**Stored entries**
+ + +

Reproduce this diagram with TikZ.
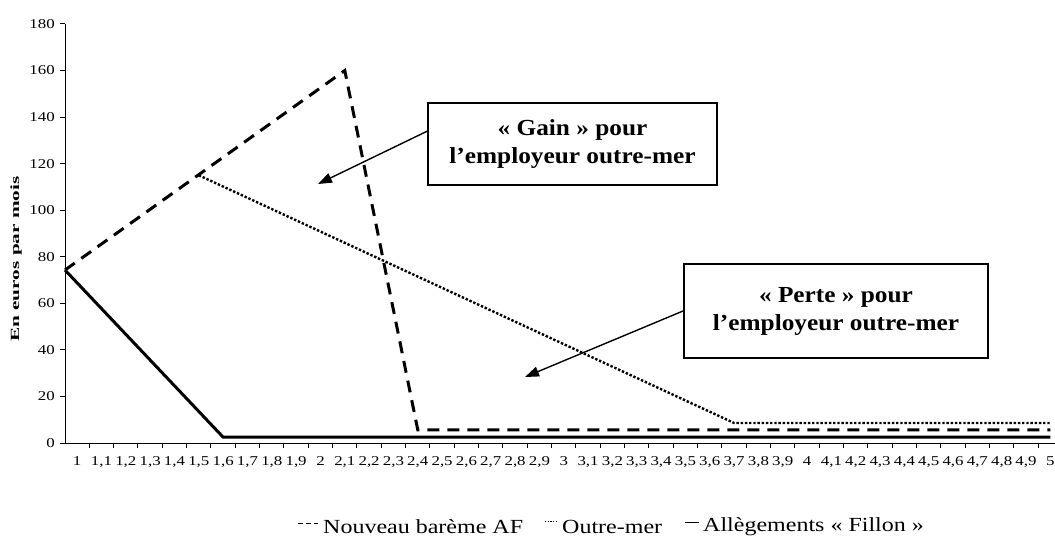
\documentclass[tikz,border=0pt]{standalone}
\usepackage{fontspec}
\setmainfont{Liberation Serif}
\newfontfamily\tickfont[FakeStretch=1.25]{Liberation Serif}
\newfontfamily\ytitlefont[FakeStretch=1.7]{Liberation Serif}
\newfontfamily\legendfont[FakeStretch=1.2]{Liberation Serif}
\newfontfamily\boxfont[FakeStretch=1.1]{Liberation Serif}
\usetikzlibrary{arrows.meta}
\usetikzlibrary{positioning}
\usetikzlibrary{calc}
\tikzset{axis line/.style={draw,line width=1pt}}
\tikzset{curve/.style={draw,line width=3pt,line join=miter}}
\tikzset{note box/.style={draw,
                          line width=2pt,
                          align=center,
                          minimum width=289pt,
                          inner sep=0pt,
                          font=\boxfont\fontsize{23}{28}\selectfont\bfseries}}
\tikzset{note arrow/.style={draw,
                            line width=1.4pt,
                            -{Triangle[length=14pt,width=10pt]}}}
\newcommand{\CATW}{24.33}
\newcommand{\VALH}{2.328}

\begin{document}
\begin{tikzpicture}
      [
      x=1pt,y=-1pt,
      tick label/.style={inner sep=0pt,font=\tickfont\fontsize{13.5}{15}\selectfont},
      legend text/.style={anchor=west,inner sep=0pt,font=\legendfont\fontsize{20}{22}\selectfont},
      legend mark/.style={draw,line width=0.8pt},
      ]
      \useasboundingbox (0,0) rectangle (1055,541);

      % axes
      \draw [axis line] (65,24) -- (65,443) -- (1055,443);
      \foreach \v in {0,20,...,180}
      {
      \draw [axis line] (60,443-\v*\VALH) -- (65,443-\v*\VALH);
      \node [tick label,anchor=east] (Y\v) at (55,443-\v*\VALH) {\v};
      }
      \foreach \k in {0,...,40}
      {
      \pgfmathtruncatemacro{\ip}{1+floor(\k/10)}
      \pgfmathtruncatemacro{\dp}{mod(\k,10)}
      \draw [axis line] (65+\k*\CATW+\CATW,443) -- ++(0,5);
      \node [tick label] (X\k) at (65+\k*\CATW+0.5*\CATW,461)
      {\ifnum\dp=0 \ip\else\ip,\dp\fi};
      }
      \node [rotate=90,inner sep=0pt,font=\ytitlefont\fontsize{12.5}{14}\selectfont\bfseries]
      (ytitle) at (16,259) {En euros par mois};

      % curves
      \begin{scope}[shift={(65,443)},x=\CATW pt,y=\VALH pt]
      \draw [curve,dash pattern=on 12pt off 8pt] (0,74.3) -- (11.5,160) -- (14.5,5.6) -- (40.5,5.6);
      \draw [curve,line width=2.4pt,dash pattern=on 2.4pt off 1.8pt] (5.5,115) -- (27.5,8.6) -- (40.5,8.6);
      \draw [curve] (0,74.3) -- (6.5,2.5) -- (40.5,2.5);
      \end{scope}

      % boxes
      \node [note box,minimum height=82pt] (gain) at (572.5,144)
      {« Gain » pour\\l’employeur outre-mer};
      \node [note box,minimum width=304pt,minimum height=94pt] (perte) at (836,311)
      {« Perte » pour\\l’employeur outre-mer};

      % arrows
      \coordinate (gaintip) at (318,184);
      \coordinate (pertetip) at (525,377);
      \draw [note arrow] (gain.175) -- (gaintip);
      \draw [note arrow] (perte.west) -- (pertetip);

      % legend
      \draw [legend mark,dash pattern=on 5pt off 3pt] (298,523) coordinate (L1a) -- (318,523) coordinate (L1b);
      \node [legend text] (L1) at (323,527) {Nouveau barème AF};
      \draw [legend mark,dash pattern=on 1.2pt off 1.5pt] (545,521) coordinate (L2a) -- (558,521) coordinate (L2b);
      \node [legend text] (L2) at (562,527) {Outre-mer};
      \draw [legend mark] (685,522) coordinate (L3a) -- (699,522) coordinate (L3b);
      \node [legend text] (L3) at (703,527) {Allègements « Fillon »};

    \end{tikzpicture}
\end{document}
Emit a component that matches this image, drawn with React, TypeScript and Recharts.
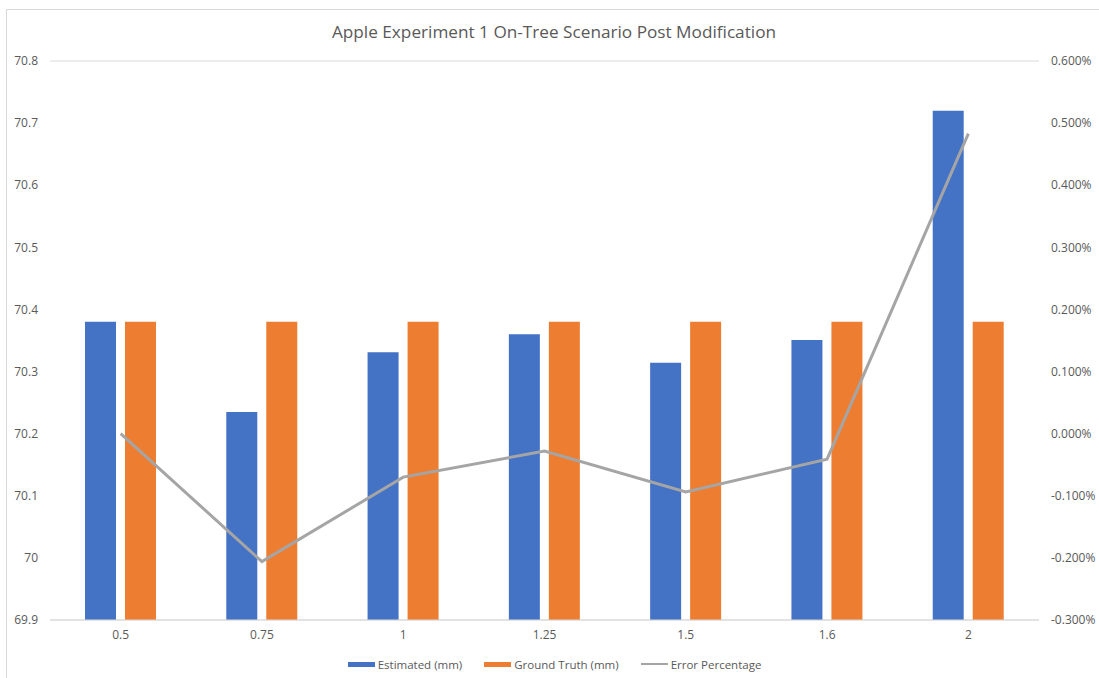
import { ComposedChart, Bar, Line, XAxis, YAxis, CartesianGrid, Legend } from 'recharts'

const categories = ['0.5', '0.75', '1', '1.25', '1.5', '1.6', '2']
const estimated = [70.38, 70.235, 70.331, 70.36, 70.314, 70.351, 70.72]
const groundTruth = [70.38, 70.38, 70.38, 70.38, 70.38, 70.38, 70.38]
const errorPct = [0, -0.206, -0.07, -0.028, -0.094, -0.041, 0.483]

const leftTicks = [69.9, 70, 70.1, 70.2, 70.3, 70.4, 70.5, 70.6, 70.7, 70.8]
const rightTicks = [-0.3, -0.2, -0.1, 0, 0.1, 0.2, 0.3, 0.4, 0.5, 0.6]

const BLUE = '#4472c4'
const ORANGE = '#ed7d31'
const GRAY = '#a5a5a5'
const TEXT = '#595959'
const FONT = '"Open Sans", "Liberation Sans", sans-serif'

const data = categories.map((name, i) => ({
  name,
  estimated: estimated[i],
  truth: groundTruth[i],
  error: errorPct[i],
}))

function ChartLegend() {
  const items = [
    { label: 'Estimated (mm)', color: BLUE, h: 5 },
    { label: 'Ground Truth (mm)', color: ORANGE, h: 5 },
    { label: 'Error Percentage', color: GRAY, h: 2.5 },
  ]
  return (
    <div
      style={{
        height: 28,
        display: 'flex',
        justifyContent: 'center',
        alignItems: 'center',
        gap: 22,
        fontFamily: FONT,
        fontSize: 11.5,
        color: TEXT,
        paddingLeft: 10,
      }}
    >
      {items.map((it) => (
        <div key={it.label} style={{ display: 'flex', alignItems: 'center', gap: 3 }}>
          <span style={{ width: 27, height: it.h, background: it.color, display: 'inline-block' }} />
          <span>{it.label}</span>
        </div>
      ))}
    </div>
  )
}

export default function App() {
  return (
    <div style={{ position: 'absolute', left: 0, top: 0, width: 1099, height: 678, background: '#fff', overflow: 'hidden' }}>
      <div
        style={{
          position: 'absolute',
          left: 6,
          top: 9,
          width: 1200,
          height: 800,
          borderLeft: '1px solid #d9d9d9',
          borderTop: '1px solid #d9d9d9',
        }}
      />
      <div
        style={{
          position: 'absolute',
          left: 0,
          width: 1108,
          top: 20,
          textAlign: 'center',
          fontFamily: FONT,
          fontSize: 17.2,
          color: TEXT,
        }}
      >
        Apple Experiment 1 On-Tree Scenario Post Modification
      </div>
      <ComposedChart
        width={1099}
        height={678}
        data={data}
        margin={{ top: 61, right: 0, left: 0, bottom: 0 }}
        barGap={9}
        style={{ position: 'absolute', left: 0, top: 0 }}
      >
        <CartesianGrid vertical={false} stroke="#d9d9d9" />
        <XAxis
          dataKey="name"
          height={30}
          axisLine={{ stroke: '#d9d9d9' }}
          tickLine={false}
          tickSize={0}
          tickMargin={10}
          tick={{ fill: TEXT, fontSize: 12, fontFamily: FONT }}
        />
        <YAxis
          yAxisId="left"
          width={50}
          domain={[69.9, 70.8]}
          ticks={leftTicks}
          allowDataOverflow
          axisLine={false}
          tickLine={false}
          tickSize={0}
          tickMargin={12}
          tickFormatter={(v: number) => (Math.abs(v - 70) < 1e-9 ? '70' : v.toFixed(1))}
          tick={{ fill: TEXT, fontSize: 12, fontFamily: FONT }}
        />
        <YAxis
          yAxisId="right"
          orientation="right"
          width={60}
          domain={[-0.3, 0.6]}
          ticks={rightTicks}
          allowDataOverflow
          axisLine={false}
          tickLine={false}
          tickSize={0}
          tickMargin={12}
          tickFormatter={(v: number) => v.toFixed(3) + '%'}
          tick={{ fill: TEXT, fontSize: 12, fontFamily: FONT, textAnchor: 'start' }}
        />
        <Legend verticalAlign="bottom" height={28} content={() => <ChartLegend />} />
        <Bar yAxisId="left" dataKey="estimated" fill={BLUE} barSize={31} isAnimationActive={false} />
        <Bar yAxisId="left" dataKey="truth" fill={ORANGE} barSize={31} isAnimationActive={false} />
        <Line
          yAxisId="right"
          dataKey="error"
          stroke={GRAY}
          strokeWidth={3}
          dot={false}
          type="linear"
          isAnimationActive={false}
        />
      </ComposedChart>
    </div>
  )
}
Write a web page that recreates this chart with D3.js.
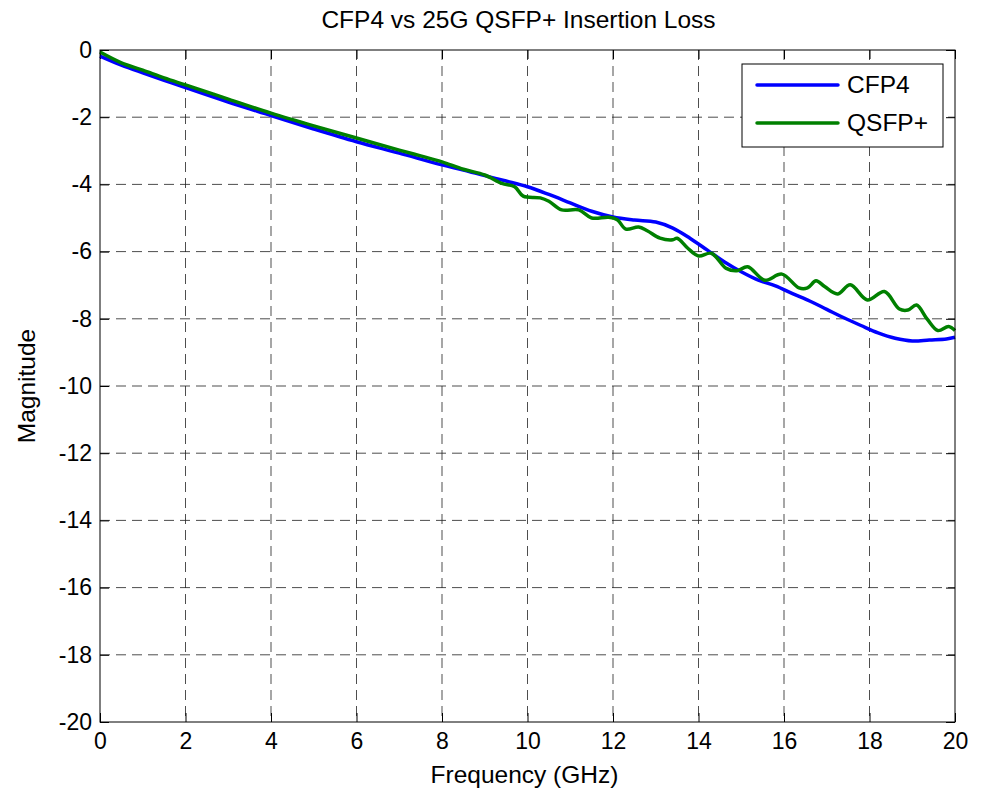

+ + +

**Task brief**
Only a number is wanted: how many lines of the data above contain "with"?

**Result below**
3